Instruction: Repeat everything from the first line of the listing below through the line that contains "import seaborn as sns", exactly. Leave out pictures.

Information provided:
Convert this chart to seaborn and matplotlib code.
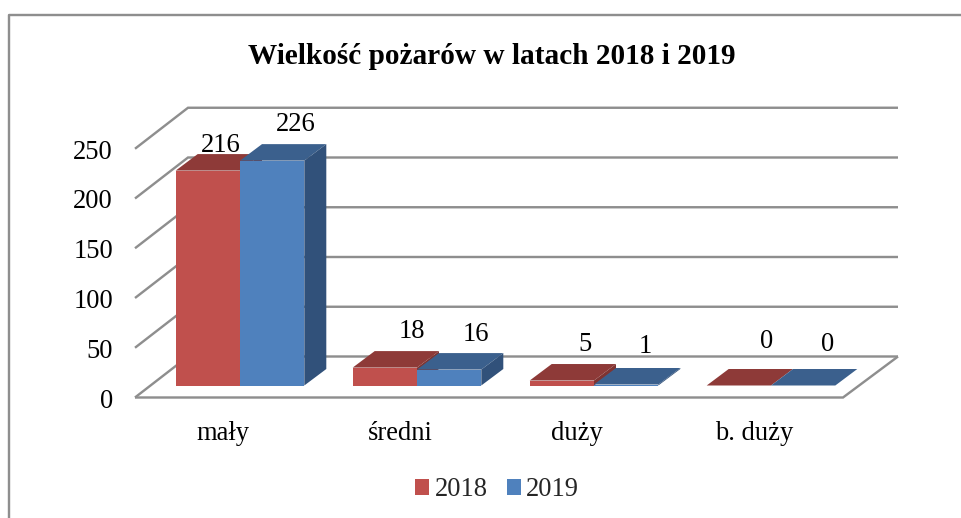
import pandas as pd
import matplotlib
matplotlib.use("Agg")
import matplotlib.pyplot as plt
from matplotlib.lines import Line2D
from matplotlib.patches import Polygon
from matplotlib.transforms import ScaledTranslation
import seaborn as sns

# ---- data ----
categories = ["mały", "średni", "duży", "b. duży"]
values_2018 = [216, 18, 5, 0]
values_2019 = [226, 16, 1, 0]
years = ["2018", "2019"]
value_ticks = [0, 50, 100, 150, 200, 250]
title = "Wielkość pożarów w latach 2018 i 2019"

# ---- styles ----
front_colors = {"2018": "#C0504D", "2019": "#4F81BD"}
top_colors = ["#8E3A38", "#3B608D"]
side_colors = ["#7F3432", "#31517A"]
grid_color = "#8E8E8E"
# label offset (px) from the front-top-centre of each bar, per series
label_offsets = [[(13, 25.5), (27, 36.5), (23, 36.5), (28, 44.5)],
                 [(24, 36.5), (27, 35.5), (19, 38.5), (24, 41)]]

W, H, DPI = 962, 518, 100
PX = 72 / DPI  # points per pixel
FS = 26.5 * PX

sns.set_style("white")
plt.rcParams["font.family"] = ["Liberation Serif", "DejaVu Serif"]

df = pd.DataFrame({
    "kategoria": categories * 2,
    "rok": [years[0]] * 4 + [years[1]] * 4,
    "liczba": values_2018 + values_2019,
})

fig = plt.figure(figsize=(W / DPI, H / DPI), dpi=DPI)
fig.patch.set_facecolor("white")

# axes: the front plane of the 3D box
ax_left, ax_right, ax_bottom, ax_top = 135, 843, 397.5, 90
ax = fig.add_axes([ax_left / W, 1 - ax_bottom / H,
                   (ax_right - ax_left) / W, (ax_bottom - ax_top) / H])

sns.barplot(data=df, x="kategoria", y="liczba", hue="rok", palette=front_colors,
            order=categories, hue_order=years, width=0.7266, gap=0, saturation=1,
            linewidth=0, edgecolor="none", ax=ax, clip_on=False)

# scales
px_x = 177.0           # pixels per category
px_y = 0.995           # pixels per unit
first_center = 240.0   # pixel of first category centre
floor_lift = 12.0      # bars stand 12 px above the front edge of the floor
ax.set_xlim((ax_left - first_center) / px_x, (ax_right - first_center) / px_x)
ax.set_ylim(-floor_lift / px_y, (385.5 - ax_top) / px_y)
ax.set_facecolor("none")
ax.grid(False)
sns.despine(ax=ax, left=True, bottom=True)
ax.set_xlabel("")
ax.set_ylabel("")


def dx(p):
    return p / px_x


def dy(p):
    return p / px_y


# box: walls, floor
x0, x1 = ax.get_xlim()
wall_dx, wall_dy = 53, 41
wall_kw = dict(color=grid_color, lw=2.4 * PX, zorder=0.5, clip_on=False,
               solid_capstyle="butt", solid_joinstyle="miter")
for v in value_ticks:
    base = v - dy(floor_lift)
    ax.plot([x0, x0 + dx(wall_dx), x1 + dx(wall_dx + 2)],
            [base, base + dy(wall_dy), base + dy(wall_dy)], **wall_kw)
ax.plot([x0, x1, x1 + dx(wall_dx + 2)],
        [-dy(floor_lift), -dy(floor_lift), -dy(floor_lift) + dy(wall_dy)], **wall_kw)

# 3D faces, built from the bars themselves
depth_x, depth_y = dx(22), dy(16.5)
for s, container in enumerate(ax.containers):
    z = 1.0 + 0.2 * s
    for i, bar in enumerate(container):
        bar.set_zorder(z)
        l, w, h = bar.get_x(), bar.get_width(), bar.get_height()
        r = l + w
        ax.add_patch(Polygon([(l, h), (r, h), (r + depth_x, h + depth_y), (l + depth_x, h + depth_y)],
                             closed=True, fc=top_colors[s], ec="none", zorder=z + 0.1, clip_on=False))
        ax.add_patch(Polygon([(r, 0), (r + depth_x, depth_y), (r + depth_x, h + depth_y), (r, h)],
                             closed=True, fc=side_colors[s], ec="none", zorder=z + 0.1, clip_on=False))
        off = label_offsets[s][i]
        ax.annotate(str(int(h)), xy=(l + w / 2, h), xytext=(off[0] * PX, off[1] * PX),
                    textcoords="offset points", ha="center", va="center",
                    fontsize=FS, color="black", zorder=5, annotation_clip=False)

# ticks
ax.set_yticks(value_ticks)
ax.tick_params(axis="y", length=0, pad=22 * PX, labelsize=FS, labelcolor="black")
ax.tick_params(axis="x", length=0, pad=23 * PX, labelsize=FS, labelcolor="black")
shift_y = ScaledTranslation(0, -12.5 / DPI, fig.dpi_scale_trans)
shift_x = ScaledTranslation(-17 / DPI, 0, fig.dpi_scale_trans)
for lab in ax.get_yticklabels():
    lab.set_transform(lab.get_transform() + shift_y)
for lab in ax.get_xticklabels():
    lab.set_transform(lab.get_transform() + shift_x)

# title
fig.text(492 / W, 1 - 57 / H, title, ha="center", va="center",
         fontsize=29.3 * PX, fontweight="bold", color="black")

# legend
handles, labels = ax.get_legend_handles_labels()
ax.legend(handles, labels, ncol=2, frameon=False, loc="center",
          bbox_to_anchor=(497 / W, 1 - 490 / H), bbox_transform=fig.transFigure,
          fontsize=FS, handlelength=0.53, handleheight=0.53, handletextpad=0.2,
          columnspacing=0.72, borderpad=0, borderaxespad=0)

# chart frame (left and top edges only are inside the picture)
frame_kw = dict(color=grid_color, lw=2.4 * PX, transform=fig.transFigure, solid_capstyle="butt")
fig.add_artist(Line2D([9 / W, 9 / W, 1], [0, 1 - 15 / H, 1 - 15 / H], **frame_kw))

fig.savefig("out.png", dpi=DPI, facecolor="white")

Exercise result:
Convert this chart to seaborn and matplotlib code.
import pandas as pd
import matplotlib
matplotlib.use("Agg")
import matplotlib.pyplot as plt
from matplotlib.lines import Line2D
from matplotlib.patches import Polygon
from matplotlib.transforms import ScaledTranslation
import seaborn as sns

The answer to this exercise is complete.